Dramatic pictures said to show British troops abusing Iraqi prisoners were not taken in Iraq, the UK government has said.  

Armed forces minister Adam Ingram told MPs Thursday an inquiry by military police found the truck seen in the photos published by the Daily Mirror newspaper "was never in Iraq."

 

The investigation of the photos is continuing and may result in criminal prosecution, he told the House of Commons.

 

"We had to treat these photos at face value. That value has changed," Ingram said. "These pictures were categorically not taken in Iraq."

 

Ingram told the Commons he was disturbed that there were those who were prepared to "casually vilify our armed forces without first establishing the facts."

 

In a statement, Daily Mirror editor Piers Morgan said: "We have listened to what Mr. Ingram has said today, but he has still not produced incontrovertible evidence that the pictures are faked."

 

The Conservative opposition asked the Mirror's publishers what action they intended to take against Morgan.

 

"Those who connived with the production of those photographs and those who published them did a great wrong," said Conservative defense spokesman Keith Simpson.

 

A source in the accused Queen's Lancashire Regiment told Reuters the regiment itself was convinced the Mirror's pictures were fake.

 

"The regiment is angry," he said. "They are very angry at the publication of what they were convinced from the beginning were fake photographs."

 

UK Prime Minister Tony Blair on Wednesday said the Mirror's pictures were "almost certainly faked."

 

Blair said last week that "human rights abuses, torture or degradation" of prisoners were "wholly unacceptable." But he said it would be "extremely serious" if the photos turned out to be fakes.

 

Morgan has been accused of endangering the lives of coalition soldiers by printing them. Iraqi captors who recently beheaded American contractor Nicholas Berg said the killing was in part a response to the abuse of Iraqi prisoners by Americans at Abu Ghraib prison. 

 

But the UK government's dismissal of the photos is unlikely to quell the storm raging around the world about the treatment of Iraqi detainees, most analysts predict.

 

Photos of alleged abuse by US forces have also prompted outrage -- particularly in the Arab world -- and led to days of hearings on Capitol Hill. Seven soldiers face criminal charges, and three of them have been formally referred for court-martial.

 

In Britain Blair has also come under fire over a report from the International Red Cross (ICRC) about abuses in Iraq.
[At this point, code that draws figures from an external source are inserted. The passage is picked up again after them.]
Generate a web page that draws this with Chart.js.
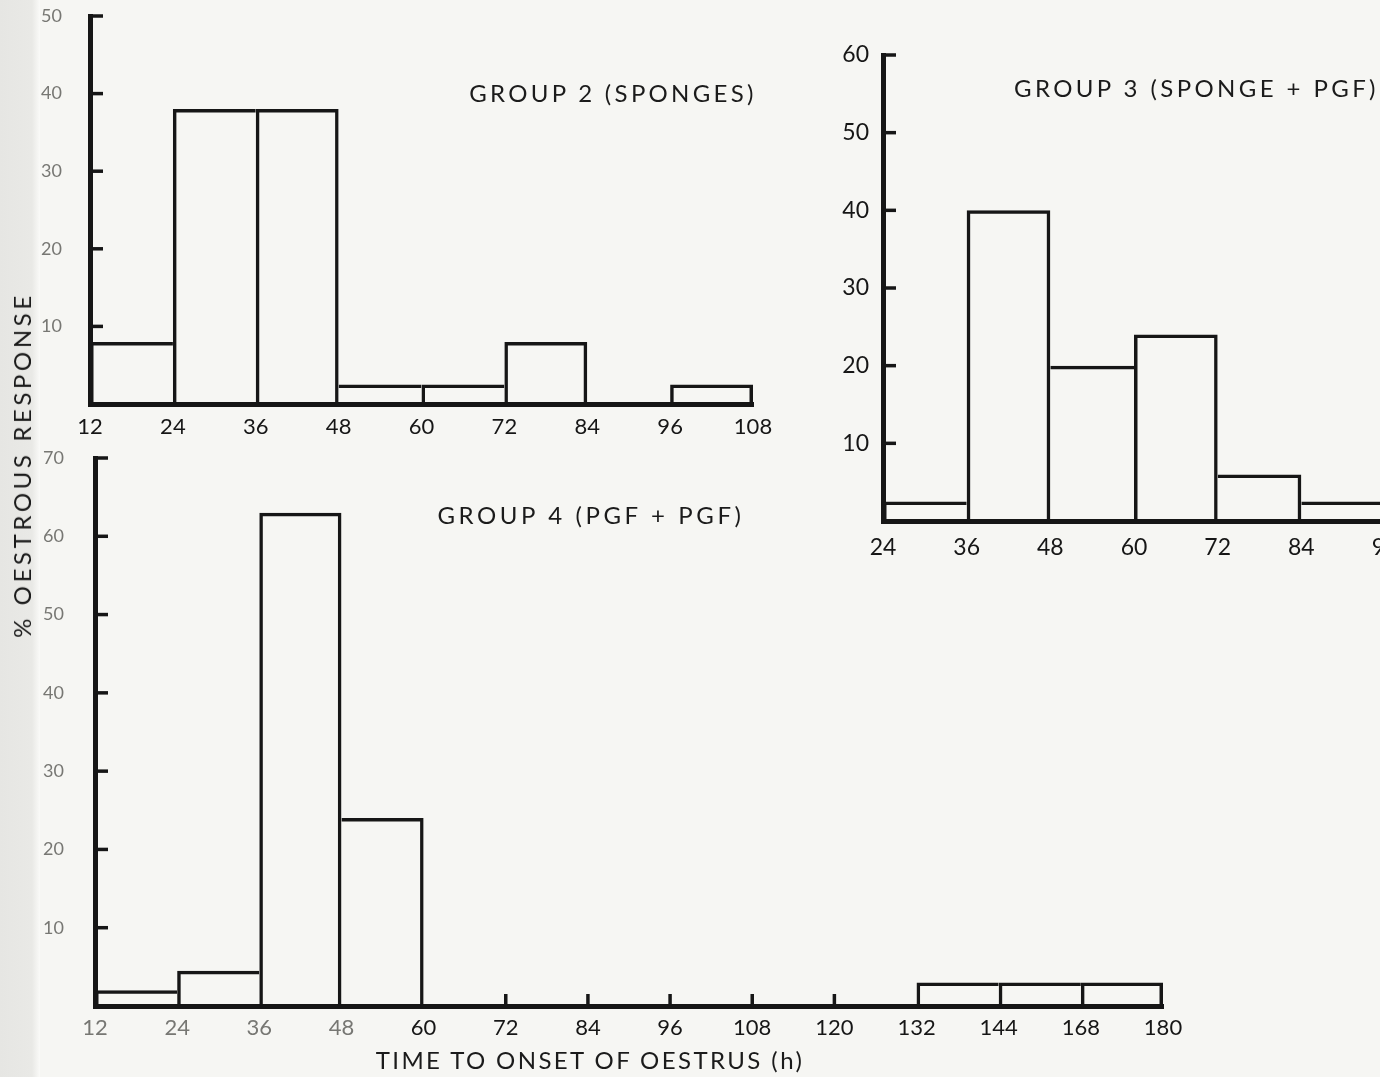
<!DOCTYPE html>
<html>
<head>
<meta charset="utf-8">
<script src="https://cdn.jsdelivr.net/npm/chart.js@4.4.1/dist/chart.umd.min.js"></script>
<style>
  html, body { margin: 0; padding: 0; width: 1380px; height: 1077px; overflow: hidden; background: #f6f6f3; }
  #page { position: relative; width: 1380px; height: 1077px; overflow: hidden; }
  #margin { position: absolute; left: 0; top: 0; width: 40px; height: 1077px;
            background: linear-gradient(to right, #e6e6e3 0, #e9e9e6 80%, #fafaf8 100%); }
  canvas { position: absolute; }
  .lbl { position: absolute; font-family: Lato, 'Open Sans', sans-serif; color: #1b1b1b;
         white-space: nowrap; line-height: 1; }
</style>
</head>
<body>
<div id="page">
  <div id="margin"></div>
  <canvas id="g2" width="800" height="450" style="left:0;top:0"></canvas>
  <canvas id="g3" width="620" height="560" style="left:820px;top:30px"></canvas>
  <canvas id="g4" width="1220" height="632" style="left:0;top:445px"></canvas>

  <div class="lbl" id="t2" style="left:613px;top:93px;transform:translate(-50%,-50%);font-size:24px;letter-spacing:3.3px;"></div>
  <div class="lbl" id="t3" style="left:1014px;top:88px;transform:translate(0,-50%);font-size:24px;letter-spacing:3.4px;"></div>
  <div class="lbl" id="t4" style="left:591px;top:515px;transform:translate(-50%,-50%);font-size:24px;letter-spacing:3.6px;"></div>
  <div class="lbl" id="xt" style="left:590px;top:1060px;transform:translate(-50%,-50%);font-size:24px;letter-spacing:2.4px;"></div>
  <div class="lbl" id="yt" style="left:22px;top:465px;transform:translate(-50%,-50%) rotate(-90deg);font-size:24px;letter-spacing:3.6px;"></div>
</div>

<script>
// Panel titles and axis titles
const titleGroup2 = 'GROUP 2 (SPONGES)';
const titleGroup3 = 'GROUP 3 (SPONGE + PGF)';
const titleGroup4 = 'GROUP 4 (PGF + PGF)';
const xAxisTitle = 'TIME TO ONSET OF OESTRUS (h)';
const yAxisTitle = '% OESTROUS RESPONSE';

// Bin edges (hours) used as x tick labels, and % oestrous response per bin
const group2Edges = ['12', '24', '36', '48', '60', '72', '84', '96', '108'];
const group2Values = [8, 38, 38, 2.5, 2.5, 8, null, 2.5];

const group3Edges = ['24', '36', '48', '60', '72', '84', '96'];
const group3Values = [2.5, 40, 20, 24, 6, 2.5];

const group4Edges = ['12', '24', '36', '48', '60', '72', '84', '96', '108', '120', '132', '144', '168', '180'];
const group4Values = [2, 4.5, 63, 24, null, null, null, null, null, null, 3, 3, 3];

// Upper limits of the y axes
const group2YMax = 50;
const group3YMax = 60;
const group4YMax = 70;

document.getElementById('t2').textContent = titleGroup2;
document.getElementById('t3').textContent = titleGroup3;
document.getElementById('t4').textContent = titleGroup4;
document.getElementById('xt').textContent = xAxisTitle;
document.getElementById('yt').textContent = yAxisTitle;

const INK = '#161616';
const FADED = '#777773';
Chart.defaults.font.family = "Lato, 'Open Sans', sans-serif";

// Short tick marks pointing into the plot: on the y axis at every labelled value,
// on the x axis at bin edges that have no bar on either side.
const innerTicks = {
  id: 'innerTicks',
  afterDraw(chart, args, opts) {
    const { ctx, chartArea, scales: { x, y } } = chart;
    const values = opts.values;
    ctx.save();
    ctx.strokeStyle = INK;
    ctx.lineWidth = 3.5;
    ctx.lineCap = 'butt';
    y.ticks.forEach(t => {
      if (t.value <= 0) return;
      const py = y.getPixelForValue(t.value);
      ctx.beginPath();
      ctx.moveTo(chartArea.left, py);
      ctx.lineTo(chartArea.left + 13, py);
      ctx.stroke();
    });
    for (let i = 1; i < values.length; i++) {
      if (values[i - 1] == null && values[i] == null) {
        const px = x.getPixelForValue(i);
        ctx.beginPath();
        ctx.moveTo(px, chartArea.bottom);
        ctx.lineTo(px, chartArea.bottom - 12);
        ctx.stroke();
      }
    }
    ctx.restore();
  }
};

function histogram(id, edges, values, yMax, geom) {
  const points = [];
  values.forEach((v, i) => { if (v != null) points.push({ x: i + 0.5, y: v }); });
  const bw = 3.5;
  return new Chart(document.getElementById(id), {
    type: 'bar',
    data: {
      datasets: [{
        data: points,
        backgroundColor: 'rgba(0,0,0,0)',
        borderColor: INK,
        borderSkipped: 'start',
        inflateAmount: 0,
        barPercentage: 1,
        categoryPercentage: 1,
        // a shared edge is outlined once, by the taller neighbour
        borderWidth: c => {
          if (!c.raw) return bw;
          const i = Math.round(c.raw.x - 0.5);
          const v = values[i], prev = values[i - 1], next = values[i + 1];
          return {
            top: bw,
            bottom: 0,
            left: (prev == null || prev <= v) ? bw : 0,
            right: (next == null || next < v) ? bw : 0
          };
        }
      }]
    },
    options: {
      responsive: false,
      animation: false,
      events: [],
      layout: { padding: { left: 0, top: geom.top, right: geom.right, bottom: 0 } },
      plugins: { legend: { display: false }, tooltip: { enabled: false }, innerTicks: { values } },
      scales: {
        x: {
          type: 'linear',
          offset: false,
          min: 0,
          max: edges.length - 1,
          grid: { display: false, drawTicks: false },
          border: { display: true, color: INK, width: 5 },
          ticks: {
            stepSize: 1,
            autoSkip: false,
            maxRotation: 0,
            padding: geom.xPad,
            color: geom.xColor,
            font: { size: geom.xFont },
            callback: v => edges[v]
          },
          afterFit: s => { s.height = geom.xh; s.paddingLeft = 0; s.paddingRight = 0; }
        },
        y: {
          type: 'linear',
          min: 0,
          max: yMax,
          grid: { display: false, drawTicks: false },
          border: { display: true, color: INK, width: 5 },
          ticks: {
            stepSize: 10,
            padding: geom.yPad,
            color: geom.yColor,
            font: { size: geom.yFont },
            callback: v => (v === 0 ? '' : v)
          },
          afterFit: s => { s.width = geom.yw; s.paddingTop = 0; s.paddingBottom = 0; }
        }
      }
    },
    plugins: [innerTicks]
  });
}

histogram('g2', group2Edges, group2Values, group2YMax,
  { top: 16, right: 47, yw: 90, xh: 46, xPad: 10, xFont: 22, yPad: 28, yFont: 18, yColor: FADED, xColor: INK });

histogram('g3', group3Edges, group3Values, group3YMax,
  { top: 25, right: 55, yw: 63, xh: 69, xPad: 13, xFont: 23, yPad: 14, yFont: 23, yColor: INK, xColor: INK });

histogram('g4', group4Edges, group4Values, group4YMax,
  { top: 13, right: 57, yw: 95, xh: 71, xPad: 9, xFont: 22, yPad: 31, yFont: 18, yColor: FADED,
    xColor: c => (c.index < 4 ? FADED : INK) });
</script>
</body>
</html>
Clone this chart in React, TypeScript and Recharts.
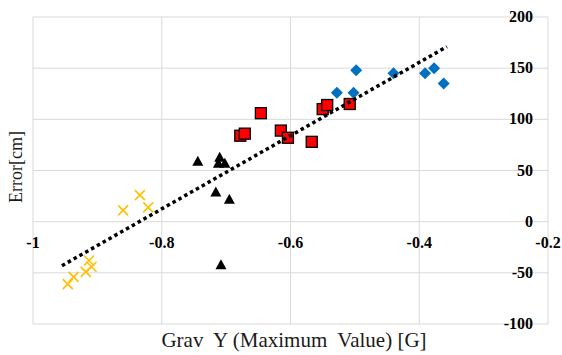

In parliament on Wednesday he denied being slow to act on the report.

 

But he admitted that the past few days had been "immensely damaging." Blair admitted Wednesday he had not seen the ICRC report -- drawn up in February -- until Monday and did not know of the allegations contained in it before then.

 

The report was not passed to ministers in February because all of the allegations relating to British troops were already being dealt with, Blair said.

 

The prime minister said the deaths of 33 civilians had been investigated, and that there was no case to answer in 15 of them. The military police would shortly announce action on six others.

 

An Amnesty International released Tuesday listed only one case of a civilian death which was not already known to the government, Blair said.